The Swedish system was marked by cooperation between power companies from the very early days. This enabled the companies to optimise power generation, and produce electricity in the locations where it was cheapest. This collaboration was expanded in the 1970s to cover the entire Nordic region.
Coordination is a concept closely linked to another concept, 'the Swedish system'. This has characterised the Swedish power industry since the 1920s. The background is that, ever since Vattenfall was founded in 1909, private, municipal and state players have all managed the production, distribution and sale of electricity.
The power companies that built power stations along the Swedish rivers, also built their own grids to transmit the power. As late as the early 1930s there were 15 relatively independent regional grids. It was certainly the case that some grids were connected, but it was only in the late 1930s that a more national approach to transmission grid development was adopted. By then it was also more efficient to coordinate the facilities of different companies.
During the Second World War, power producers were more or less forced to cooperate to safeguard the country's electrical power supply. Together they formed Centrala Driftledningen, CDL (Central Operational Management). The experience was positive and CDL continued to operate even after the war ended in 1945, including on the establishment of operational plans for the whole country and monitoring the power exchange. In 1949, Vattenfall summed up the situation as follows 'coordination in Sweden is probably currently the most complete of any country in the world'.

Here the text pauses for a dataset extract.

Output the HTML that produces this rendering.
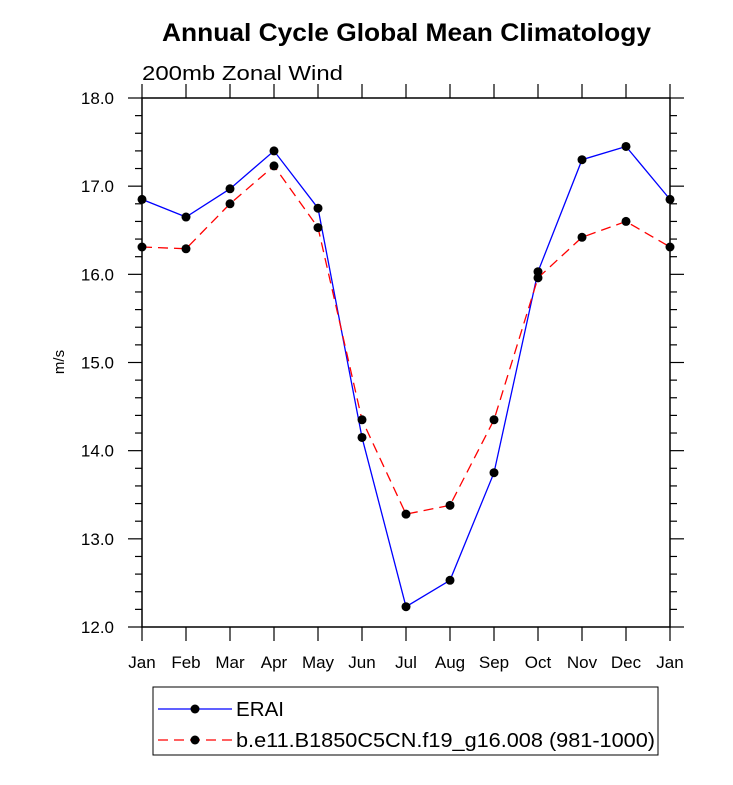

In order to further improve coordination, a Coordination Agreement between the eleven largest power companies, the so-called 'power club', was drawn up in 1964. It consisted of more long-term agreements on power exchange and production optimisation by continuous trading during the operating phase to ensure the country's cheapest production resources were fully exploited. If a power company had to produce power for its customers for 25 öre/kWh, and another company had spare capacity costing 15 öre/kWh, the cheaper facility was used and the profit shared. Something that benefited both parties.
As the Nordic countries have widely differing requirements for electricity generation, there was interest in coordinating resources from early on. Norway and Sweden have plenty of hydropower, while coal power has had a prominent role in Denmark and Finland has hydropower, fossil fuels and biofuels. In 1963 Nordel was formed, an organisation for planning expansion and operation of the Nordic power system. The Swedish way of coordinating the production was extended to all the Nordic countries in the early 1970s.
When the issue of a deregulated electricity market became relevant in the early 1990s, the power industry was initially hostile. The largest power producers, including Vattenfall, were firm opponents of the establishment of an electricity exchange and the replacement of efficient production optimisation. The power producers argued that costs would increase by SEK 1 billion per year if production optimisation was abandoned for a deregulated market with an power exchange. But in 1994 the Swedish Competition Authority concluded that this production optimisation contravened the new Competition Act. This made it difficult for the power producers to maintain their coordination agreements.
But once deregulation became a fact on 1 January 1996, the experience from coordination activities helped the process run more smoothly. The players in the Nordic countries were already well acquainted with one another, and had confidence in each other. Thus the process of connecting all power producers to a common power market, NordPool, went relatively quickly.